Member of House of Representatives (Fiji) Labasa/Bua Indian Communal Constituency
- In office 1987–1987
- Preceded by: Mohammed Sadiq
- Succeeded by: Constitution abrogated

Personal details
- Born: Suva, Fiji
- Party: National Federation Party
- Profession: Lawyer

= Noor Dean =

Noor Dean is an Indo-Fijian lawyer and politician who served in the Suva City Council and was elected to the House of Representatives of Fiji in 1987.

==Early life==
He was born in Suva, Fiji in 1946, the oldest boy in a family of 12. His father, the late Rahmat Dean was a popular architect who designed the Toorak Mosque in Suva. He worked as a school teacher, and then became a lawyer after training as a Barrister at Gray's Inn.

==Political career==
Dean served in the Suva City Council since 1972, representing the National Federation Party (NFP) and was elected Suva's Lord Mayor for the 1982–1983 term. Noor served the NFP as Branch Secretary, Youth Leader, National Organising Secretary and National Vice-president.

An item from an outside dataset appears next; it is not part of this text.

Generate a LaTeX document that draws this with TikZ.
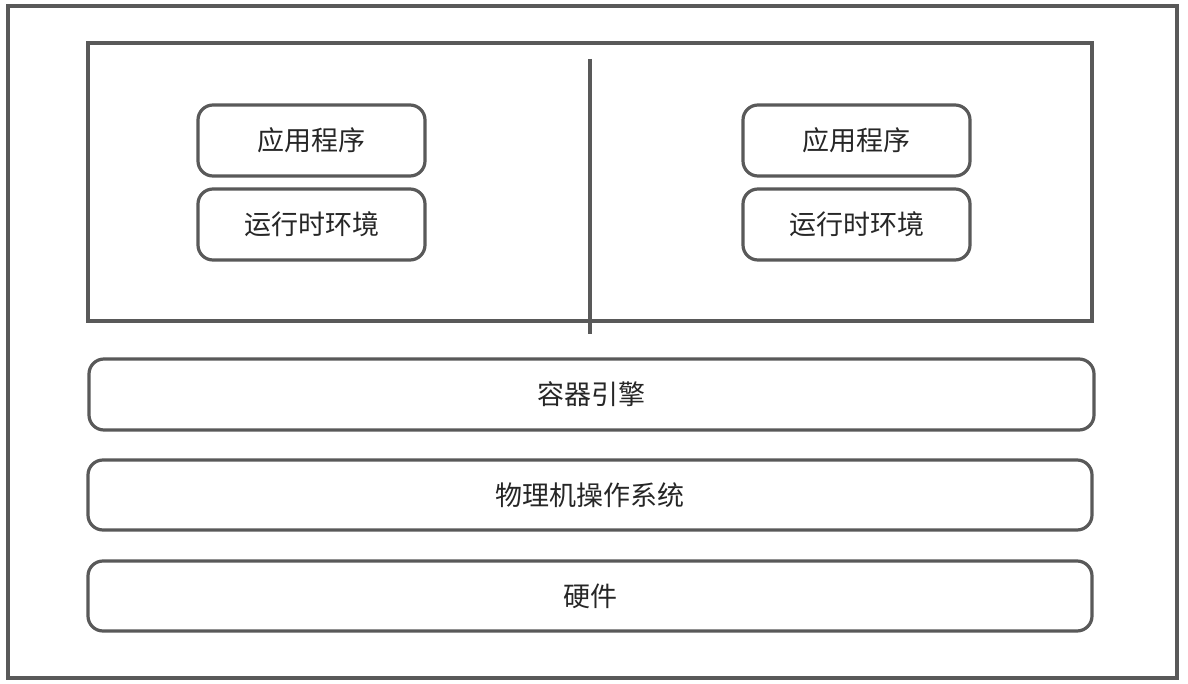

For the 1987 general election, the NFP-Labour Coalition chose him as a candidate for the Labasa/Bua Indian Communal Constituency which he won easily. He was elected the Deputy Speaker but was a member of Parliament for a month before the 1987 Fijian coups d'état ended his political career. He was detained by the military regime, but released after a few days in custody. He later claimed that the coup had been carried out not by Fijians, but by American mercenaries.

==Post-coup==
After the coup he left Fiji and worked as a lawyer in Australia. He was a Partner in Victoria law firm, Buxton and Associates, and then Principal at MLC Lawyers in Melbourne. In 2006 he was found guilty of professional misconduct, fined $3000, and ordered to pay $13000 in compensation after failing to file a visa application for a client, resulting in them being classified as an illegal immigrant. In 2019 he was again found guilty of professional misconduct, and fined $8000.